Avec le 1er prix spécial, Ochre & Ink, on a ce truc absolument fascinant qui est de voir un Chinois, qui représente la nation la plus importante du monde, en population en tout cas, qui se retrouve en face d’un aborigène, qui lui est un survivant d’une nation qui a failli être décimée, massacrée. Et ces deux hommes partagent leur humanité à travers l’art, en mélangeant leurs talents. Je me dis que c’est un film qui, en dehors de toutes ses qualités, a une importance énorme parce qu’il prouve que tout est possible : que tous les hommes, d’où qu’ils viennent, s’ils sont de bonne volonté, peuvent vivre ensemble.
The Hungry Tide et l’histoire de Karibati qui va disparaître sous les eaux soulève un problème tellement fondamental qu’il nous concerne tous. Dans cette histoire, on n’est pas dans l’anecdote, on est vraiment dans la profondeur d’une femme qui se bat pour son peuple, pour son île et en même temps d’une certaine façon qui se bat pour nous, qui nous alerte, en nous disant « attention parce que ce qui nous arrive aujourd’hui va vous arriver demain donc il faut tout de suite arrêter le processus ».
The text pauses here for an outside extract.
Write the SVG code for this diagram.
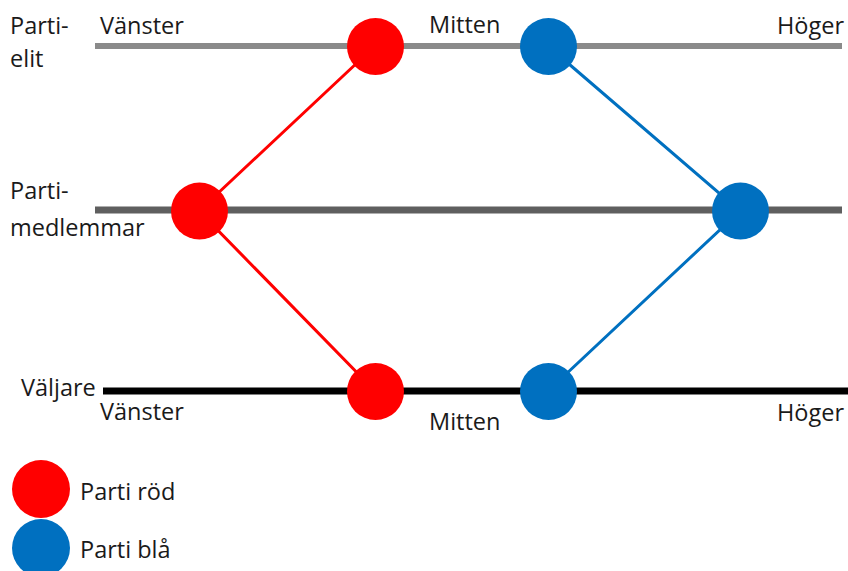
<svg xmlns="http://www.w3.org/2000/svg" width="848" height="571" viewBox="0 0 848 571">
<style>
text{font-family:"Open Sans","Liberation Sans",sans-serif;font-size:23.5px;fill:#1a1a1a}
.red{fill:#ff0000}
.blue{fill:#0070c0}
</style>
<rect width="848" height="571" fill="#fff"/>
<g id="axes">
<line x1="95" y1="46" x2="842" y2="46" stroke="#8a8a8a" stroke-width="6"/>
<line x1="95" y1="210" x2="842" y2="210" stroke="#5f5f5f" stroke-width="7"/>
<line x1="103" y1="391" x2="848" y2="391" stroke="#000" stroke-width="7"/>
</g>
<g id="connectors" fill="none" stroke-width="3">
<polyline points="375,46 199,211 375,391" stroke="#ff0000"/>
<polyline points="548,46 740,211 548,391" stroke="#0070c0"/>
</g>
<g id="labels">
<text x="10" y="34">Parti-</text>
<text x="10" y="67">elit</text>
<text x="100" y="34">Vänster</text>
<text x="429" y="33">Mitten</text>
<text x="844" y="34" text-anchor="end">Höger</text>
<text x="10" y="199">Parti-</text>
<text x="10" y="236">medlemmar</text>
<text x="21" y="396">Väljare</text>
<text x="100" y="420">Vänster</text>
<text x="429" y="430">Mitten</text>
<text x="844" y="421" text-anchor="end">Höger</text>
</g>
<g id="red-elit"><circle class="red" cx="375.5" cy="46.5" r="28.5"/></g>
<g id="blue-elit"><circle class="blue" cx="548.5" cy="46.5" r="28.5"/></g>
<g id="red-medlem"><circle class="red" cx="199.5" cy="211" r="28.5"/></g>
<g id="blue-medlem"><circle class="blue" cx="740.5" cy="211" r="28.5"/></g>
<g id="red-valjare"><circle class="red" cx="375.5" cy="391.5" r="28.5"/></g>
<g id="blue-valjare"><circle class="blue" cx="548.5" cy="391.5" r="28.5"/></g>
<g id="legend-red"><circle class="red" cx="41" cy="489" r="29"/><text x="80" y="500">Parti röd</text></g>
<g id="legend-blue"><circle class="blue" cx="41" cy="548" r="29"/><text x="80" y="558">Parti blå</text></g>
</svg>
Le troisième prix spécial du jury, Ma famille adoptée, est peut-être le plus insolite, parce qu’il a été très controversé dans le jury et en même temps c’est celui qui nous a fait le plus parler. C’est un film qui est révoltant tout en étant extraordinaire, angoissant tout en étant plein de promesses, qui nous a irrité et fasciné à la fois. Du début à la fin, c’est complètement ambivalent. On ne pouvait pas passer à côté d’un film comme ça et d’un sujet comme celui-là. C’est un questionnement permanent et c’est ce questionnement qui a fait qu’on a décidé de lui donner le prix. Cela dit, c’est vrai que la sélection était extraordinaire.
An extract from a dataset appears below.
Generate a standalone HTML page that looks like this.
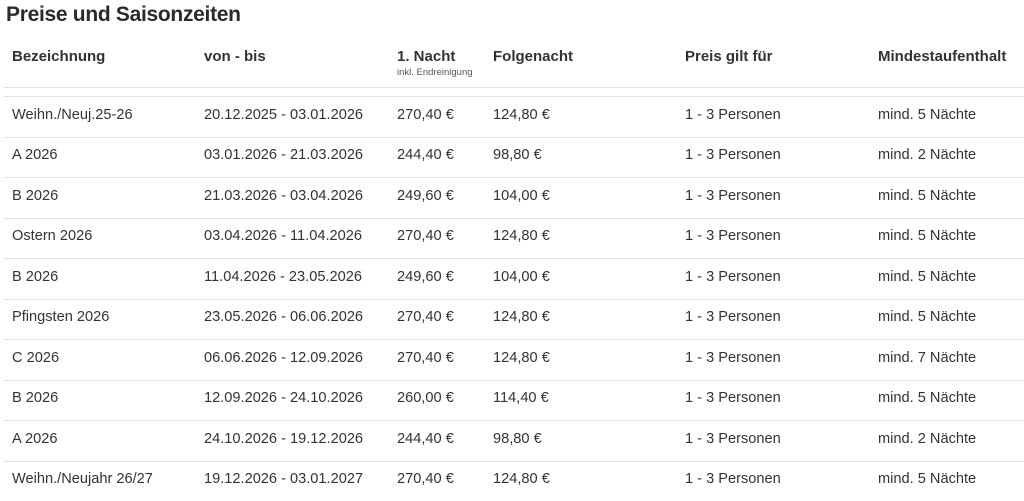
<!DOCTYPE html>
<html><head><meta charset="utf-8"><style>
body{margin:0;width:1024px;height:501px;background:#fff;font-family:"Liberation Sans",sans-serif;color:#333;position:relative;overflow:hidden}
.t{position:absolute;white-space:nowrap}
h1{position:absolute;left:6px;top:3px;margin:0;font-size:21px;font-weight:bold;color:#2a2a2a;letter-spacing:-0.3px}
.h{font-weight:bold;font-size:15px;top:48px}
.s{font-size:9.5px;top:67px;left:397px;color:#555}
.r{font-size:14.6px}
.line{position:absolute;left:4px;width:1020px;height:1px;background:#e2e2e2}
</style></head><body>
<h1>Preise und Saisonzeiten</h1>
<div class="t h" style="left:12px">Bezeichnung</div>
<div class="t h" style="left:204px">von - bis</div>
<div class="t h" style="left:397px">1. Nacht</div>
<div class="t s">inkl. Endreinigung</div>
<div class="t h" style="left:493px">Folgenacht</div>
<div class="t h" style="left:685px">Preis gilt für</div>
<div class="t h" style="left:878px">Mindestaufenthalt</div>
<div class="line" style="top:87px"></div>
<div class="line" style="top:96px"></div>
<div id="rows"></div>
<script>
var d=[["Weihn./Neuj.25-26","20.12.2025 - 03.01.2026","270,40 €","124,80 €","5"],
["A 2026","03.01.2026 - 21.03.2026","244,40 €","98,80 €","2"],
["B 2026","21.03.2026 - 03.04.2026","249,60 €","104,00 €","5"],
["Ostern 2026","03.04.2026 - 11.04.2026","270,40 €","124,80 €","5"],
["B 2026","11.04.2026 - 23.05.2026","249,60 €","104,00 €","5"],
["Pfingsten 2026","23.05.2026 - 06.06.2026","270,40 €","124,80 €","5"],
["C 2026","06.06.2026 - 12.09.2026","270,40 €","124,80 €","7"],
["B 2026","12.09.2026 - 24.10.2026","260,00 €","114,40 €","5"],
["A 2026","24.10.2026 - 19.12.2026","244,40 €","98,80 €","2"],
["Weihn./Neujahr 26/27","19.12.2026 - 03.01.2027","270,40 €","124,80 €","5"]];
var xs=[12,204,397,493,685,878],h="";
d.forEach(function(r,i){var y=106.5+i*40.5;
var v=[r[0],r[1],r[2],r[3],"1 - 3 Personen","mind. "+r[4]+" Nächte"];
v.forEach(function(s,j){h+='<div class="t r" style="left:'+xs[j]+'px;top:'+y+'px">'+s+'</div>';});
if(i<9)h+='<div class="line" style="top:'+Math.round(136.5+i*40.5)+'px"></div>';});
document.getElementById("rows").innerHTML=h;
</script>
</body></html>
Qu’est-ce qui a fait la différence ?
Elie Chouraqui : Je crois qu’on en revient encore au sacré. Tous ces films ont un rapport avec le sacré : le sacré d’une population, le sacré d’une relation culturelle autour de la création, le sacré d’une terre, le sacré d’un enfant… Ce sont des thèmes qui à chaque fois sont d’une profondeur rare. […] La marque de la qualité d’un film, comme de toute œuvre, c’est l’émotion. C’est pour ça que le grand prix du jury était une évidence : c’est un raz-de-marée, un tsunami d’émotions.
On peut donc dire que le FIFO a mené à bien sa mission de susciter des émotions en tant que festival de films ?
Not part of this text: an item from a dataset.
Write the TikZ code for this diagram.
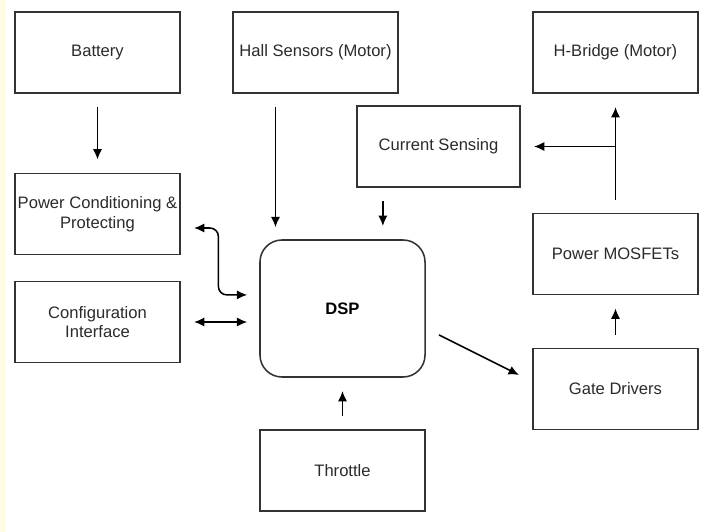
\documentclass[tikz,border=0pt]{standalone}
\usepackage{fontspec}
\setmainfont{Liberation Sans}
\usepackage{xcolor}
\usepackage{tikz}
\usetikzlibrary{arrows.meta,positioning,calc}
\definecolor{stripcol}{HTML}{FFFCE4}
\definecolor{textcol}{HTML}{2B2B2B}

\tikzset{
  blockbox/.style={draw=black!80,line width=1.1pt,inner sep=0pt,minimum width=4.125cm,
    minimum height=2.025cm,align=center,text=textcol,font=\fontsize{11.8}{14}\selectfont},
  dspbox/.style={blockbox,rounded corners=0.55cm,minimum height=3.425cm,font=\fontsize{11.8}{14}\selectfont\bfseries,text=black},
  link/.style={line width=1.1pt,>={Latex[length=2.6mm,width=2.3mm]},shorten <=0.33cm,shorten >=0.33cm}
}

\begin{document}
\begin{tikzpicture}[x=0.025cm,y=-0.025cm]
  % page frame and left strip
  \useasboundingbox (0,0) rectangle (711,532);
  \fill[white] (0,0) rectangle (711,532);
  \fill[stripcol] (0,0) rectangle (6,532);

  % blocks
  \node[blockbox] (battery) at (97.5,52.5) {Battery};
  \node[blockbox] (hall) at (315.5,52.5) {Hall Sensors (Motor)};
  \node[blockbox] (hbridge) at (615.5,52.5) {H-Bridge (Motor)};
  \node[blockbox,minimum width=4.075cm] (current) at (438.5,146.5) {Current Sensing};
  \node[blockbox] (power) at (97.5,214) {Power Conditioning \&\\Protecting};
  \node[blockbox] (mosfet) at (615.5,254) {Power MOSFETs};
  \node[dspbox] (dsp) at (342.5,308.5) {DSP};
  \node[blockbox] (config) at (97.5,322) {Configuration\\Interface};
  \node[blockbox] (gate) at (615.5,389) {Gate Drivers};
  \node[blockbox] (throttle) at (342.5,470.5) {Throttle};

  % connections
  \draw[link,->] (battery) -- (power);
  \draw[link,->,shorten >=0.3cm] ([xshift=-1cm]hall.south) -- ([xshift=-1cm]hall.south |- dsp.north);
  \draw[link,->] ([xshift=-1.39cm]current.south) -- ([xshift=-1.39cm]current.south |- dsp.north);
  \draw[link,->] (throttle.north) -- (throttle.north |- dsp.south);
  \draw[link,<->,shorten >=0.3cm] (config.east) -- (config.east -| dsp.west);
  \draw[link,<->,rounded corners=6pt,shorten <=0pt,shorten >=0pt]
    ([xshift=0.33cm,yshift=-0.35cm]power.east) -| ([xshift=-1.02cm,yshift=0.34cm]dsp.west)
    -- ([xshift=-0.3cm,yshift=0.34cm]dsp.west);
  \draw[link,->,shorten <=0pt,shorten >=0pt] ([xshift=0.33cm,yshift=-0.66cm]dsp.east)
    -- ([xshift=-0.33cm,yshift=0.35cm]gate.west);
  \draw[link,->] (gate) -- (mosfet);
  \draw[link,->] (mosfet) -- (hbridge);
  \coordinate (split) at (mosfet.north |- current.east);
  \draw[link,->,shorten <=0pt] (split) -- (current.east);
\end{tikzpicture}
\end{document}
Elie Chouraqui : Je crois effectivement qu’il a suscité beaucoup de passions, qu’il a révélé des talents et qu’il en révèlera encore. Pour que la mission soit complète, il faut que le FIFO continue de s’exporter. Ce serait dommage que ces films océaniens ne sortent pas de l’Océanie. Je pense qu’il faut qu’ils soient vus un peu partout. Je vais essayer de voir ce que je peux faire pour la France. J’espère que Planète, Canal+, vont faire leur devoir. C’est un service à nous rendre à nous-mêmes, et pas un service que l’on rendrait à l’Océanie, parce que ce sont des films qui sont vraiment passionnants donc il n’y a aucune raison que l’on ne puisse pas les voir sur des chaînes que l’on peut capter en France. Ce sont des rencontres à ne pas manquer. Le Grand Prix du Jury, c’est presque un film à sortir en salle.
C’est de l’art avec un grand A ?
Elie Chouraqui : Très clairement, parce qu’à ce stade ce n’est plus du documentaire dans le style « étude d’une situation ». Ça va bien au-delà. Ce sont des choses qui touchent à l’âme, qui nous élèvent, et c’est bien cela le rôle de l’art.